▶ _Exercise_
Would you transcribe the whole listing exactly, minus its pictures?

-- begin --

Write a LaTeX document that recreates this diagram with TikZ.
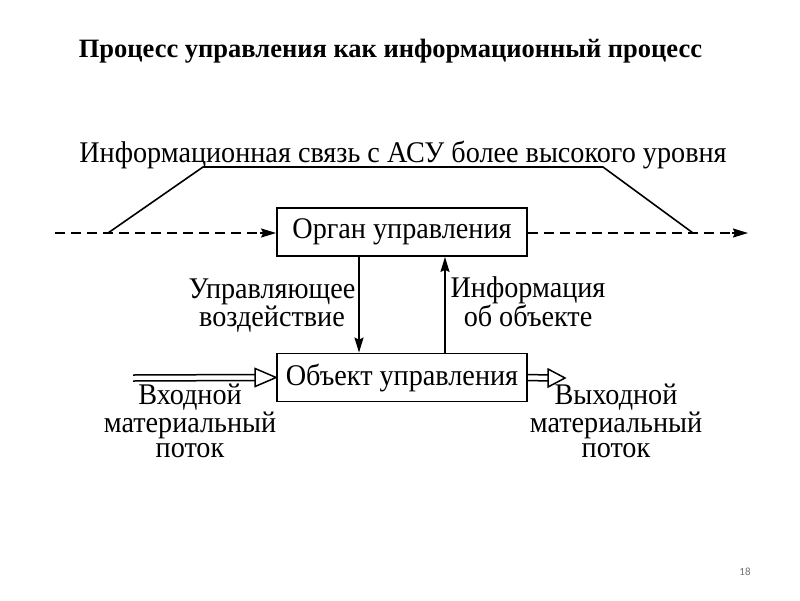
\documentclass[tikz,border=0pt]{standalone}
\usepackage{fontspec}
\setmainfont{Liberation Serif}
\newfontfamily\numfont{Carlito}
\usetikzlibrary{arrows.meta}
\newcommand{\sq}[1]{\scalebox{0.94}[1]{#1}}
\tikzset{
  x=1pt,y=-1pt,
  boxnode/.style={draw,line width=1.8pt,minimum width=250pt,minimum height=48pt,inner sep=0pt,font=\fontsize{30}{25}\selectfont},
  lbl/.style={font=\fontsize{30}{25}\selectfont,align=center,inner sep=0pt,anchor=base},
  conn/.style={line width=1.6pt},
  arr/.style={conn,-{Stealth[length=15pt,width=9pt,inset=2pt]}},
  dashline/.style={conn,dash pattern=on 10pt off 6pt},
  dbl/.style={line width=1.5pt},
  openhead/.style={line width=1.5pt,fill=white,line join=miter},
}
\begin{document}
\begin{tikzpicture}
\useasboundingbox (0,0) rectangle (800,600);
\fill[white] (0,0) rectangle (800,600);
% title
\node[inner sep=0pt,anchor=base] (title) at (390.5,57) {\fontsize{26.5}{26.5}\bfseries\selectfont Процесс управления как информационный процесс};
% top label
\node[lbl] (top) at (403,162) {\sq{Информационная связь с АСУ более высокого уровня}};
% boxes
\node[boxnode] (organ) at (402,232) {\sq{Орган управления}};
\node[boxnode] (obj) at (402,377.5) {\sq{Объект управления}};
% coordinates
\coordinate (dl) at (55,233);
\coordinate (dr) at (748,233);
\coordinate (sl) at (108,233);
\coordinate (tl) at (203,167);
\coordinate (tr) at (603,167);
\coordinate (sr) at (693,233);
\coordinate (inl) at (133,378);
\coordinate (outr) at (565,378);
% dashed lines
\draw[dashline] (dl) -- ([xshift=-8pt]organ.west |- dl);
\draw[arr] ([xshift=-16pt]organ.west |- dl) -- (organ.west |- dl);
\draw[dashline] (organ.east |- dr) -- ([xshift=-12pt]dr);
\draw[arr] ([xshift=-16pt]dr) -- (dr);
% slanted link
\draw[conn,line join=miter] (sl) -- (tl) -- (tr) -- (sr);
% vertical arrows
\draw[arr] (organ.south -| 359,0) -- (obj.north -| 359,0);
\draw[arr] (obj.north -| 445,0) -- (organ.south -| 445,0);
% labels (base = last line)
\node[lbl] (upr) at (272,326) {\sq{Управляющее}\\\sq{воздействие}};
\node[lbl] (inf) at (528,326) {\sq{Информация}\\\sq{об объекте}};
% double arrows (input)
\draw[dbl] ([yshift=3pt]inl) -- ([xshift=-20pt,yshift=3pt]obj.west);
\draw[dbl] ([yshift=-3pt]inl) -- ([xshift=-20pt,yshift=-3pt]obj.west);
\draw[openhead] ([xshift=-21pt,yshift=-9pt]obj.west) -- (obj.west) -- ([xshift=-21pt,yshift=9pt]obj.west) -- cycle;
% output
\draw[dbl] ([yshift=-3pt]obj.east) -- ([xshift=-16pt,yshift=-3pt]outr);
\draw[dbl] ([yshift=3pt]obj.east) -- ([xshift=-16pt,yshift=3pt]outr);
\draw[openhead] ([xshift=-17pt,yshift=-9pt]outr) -- (outr) -- ([xshift=-17pt,yshift=9pt]outr) -- cycle;
\node[lbl] (inlbl) at (190,457) {\sq{Входной}\\\sq{материальный}\\\sq{поток}};
\node[lbl] (outlbl) at (616,457) {\sq{Выходной}\\\sq{материальный}\\\sq{поток}};
% page number
\node[font=\numfont\fontsize{11}{11}\selectfont,text=black!55] (pg) at (745,572) {18};
\end{tikzpicture}
\end{document}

-- end --

▶ _Reply to the exercise_
Write a LaTeX document that recreates this diagram with TikZ.
\documentclass[tikz,border=0pt]{standalone}
\usepackage{fontspec}
\setmainfont{Liberation Serif}
\newfontfamily\numfont{Carlito}
\usetikzlibrary{arrows.meta}
\newcommand{\sq}[1]{\scalebox{0.94}[1]{#1}}
\tikzset{
  x=1pt,y=-1pt,
  boxnode/.style={draw,line width=1.8pt,minimum width=250pt,minimum height=48pt,inner sep=0pt,font=\fontsize{30}{25}\selectfont},
  lbl/.style={font=\fontsize{30}{25}\selectfont,align=center,inner sep=0pt,anchor=base},
  conn/.style={line width=1.6pt},
  arr/.style={conn,-{Stealth[length=15pt,width=9pt,inset=2pt]}},
  dashline/.style={conn,dash pattern=on 10pt off 6pt},
  dbl/.style={line width=1.5pt},
  openhead/.style={line width=1.5pt,fill=white,line join=miter},
}
\begin{document}
\begin{tikzpicture}
\useasboundingbox (0,0) rectangle (800,600);
\fill[white] (0,0) rectangle (800,600);
% title
\node[inner sep=0pt,anchor=base] (title) at (390.5,57) {\fontsize{26.5}{26.5}\bfseries\selectfont Процесс управления как информационный процесс};
% top label
\node[lbl] (top) at (403,162) {\sq{Информационная связь с АСУ более высокого уровня}};
% boxes
\node[boxnode] (organ) at (402,232) {\sq{Орган управления}};
\node[boxnode] (obj) at (402,377.5) {\sq{Объект управления}};
% coordinates
\coordinate (dl) at (55,233);
\coordinate (dr) at (748,233);
\coordinate (sl) at (108,233);
\coordinate (tl) at (203,167);
\coordinate (tr) at (603,167);
\coordinate (sr) at (693,233);
\coordinate (inl) at (133,378);
\coordinate (outr) at (565,378);
% dashed lines
\draw[dashline] (dl) -- ([xshift=-8pt]organ.west |- dl);
\draw[arr] ([xshift=-16pt]organ.west |- dl) -- (organ.west |- dl);
\draw[dashline] (organ.east |- dr) -- ([xshift=-12pt]dr);
\draw[arr] ([xshift=-16pt]dr) -- (dr);
% slanted link
\draw[conn,line join=miter] (sl) -- (tl) -- (tr) -- (sr);
% vertical arrows
\draw[arr] (organ.south -| 359,0) -- (obj.north -| 359,0);
\draw[arr] (obj.north -| 445,0) -- (organ.south -| 445,0);
% labels (base = last line)
\node[lbl] (upr) at (272,326) {\sq{Управляющее}\\\sq{воздействие}};
\node[lbl] (inf) at (528,326) {\sq{Информация}\\\sq{об объекте}};
% double arrows (input)
\draw[dbl] ([yshift=3pt]inl) -- ([xshift=-20pt,yshift=3pt]obj.west);
\draw[dbl] ([yshift=-3pt]inl) -- ([xshift=-20pt,yshift=-3pt]obj.west);
\draw[openhead] ([xshift=-21pt,yshift=-9pt]obj.west) -- (obj.west) -- ([xshift=-21pt,yshift=9pt]obj.west) -- cycle;
% output
\draw[dbl] ([yshift=-3pt]obj.east) -- ([xshift=-16pt,yshift=-3pt]outr);
\draw[dbl] ([yshift=3pt]obj.east) -- ([xshift=-16pt,yshift=3pt]outr);
\draw[openhead] ([xshift=-17pt,yshift=-9pt]outr) -- (outr) -- ([xshift=-17pt,yshift=9pt]outr) -- cycle;
\node[lbl] (inlbl) at (190,457) {\sq{Входной}\\\sq{материальный}\\\sq{поток}};
\node[lbl] (outlbl) at (616,457) {\sq{Выходной}\\\sq{материальный}\\\sq{поток}};
% page number
\node[font=\numfont\fontsize{11}{11}\selectfont,text=black!55] (pg) at (745,572) {18};
\end{tikzpicture}
\end{document}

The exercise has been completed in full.